Sixty years ago today, May 14, 1954, the Boeing Company rolled out the Dash-80 prototype jet from its Renton, Wash., plant, powered by four Pratt & Whitney JT3 turbojets. The Dash-80 had been built to prove to airlines and the U. S. Air Force that jet transports were practical. It led directly to the iconic 707 and the KC-135 tanker.
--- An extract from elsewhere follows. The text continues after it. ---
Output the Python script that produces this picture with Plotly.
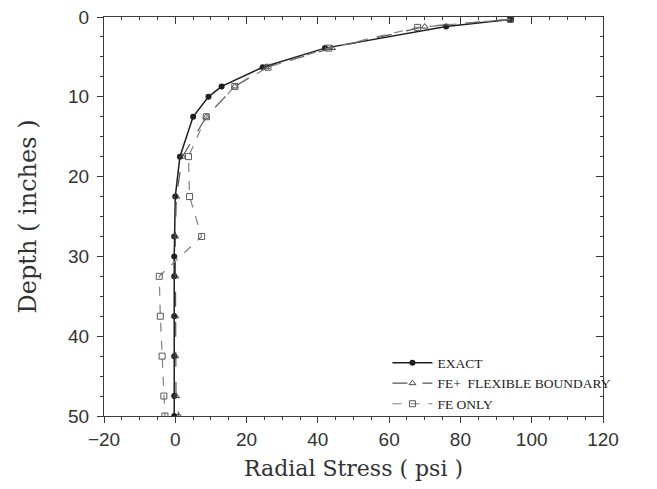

The airplane was a tremendous risk for Boeing. There were no customers at the time and Boeing had spent $16 million of its own money. Boeing Chairman Bill Allen called it "a representative of free enterprise at its best." The risk was reduced significantly by the JT3, a civil version of the J57. Pratt & Whitney began development in 1948 and by 1954 the engine was flying on B-52 bombers and F-100 Super Saber fighters. At over 10,000 pounds of thrust Allen called them "the most powerful engines in the free world and probably the whole world today."

Mrs. William Boeing, wife of the company's founder, smashed a bottle of champagne across the aircraft's nose and proclaimed it "the airplane of the future." Looking on was Pratt & Whitney's top man General Manager Bill "Red" Gwinn. The Dash-80, in Boeing's brown, silver and canary yellow livery, could fly at least 100 miles an hour faster than any other transport of the day. It weighed in at 190,000 pounds and was 128 feet long.

The Dash-80 would serve as a flying test bed until 1969 when it was shuffled off to desert storage. The plane was brought back to Boeing and restored. In 2003 it made its last flight to Washington and the National Air & Space Museum which has designated it one of the 12 most significant aircraft of all time.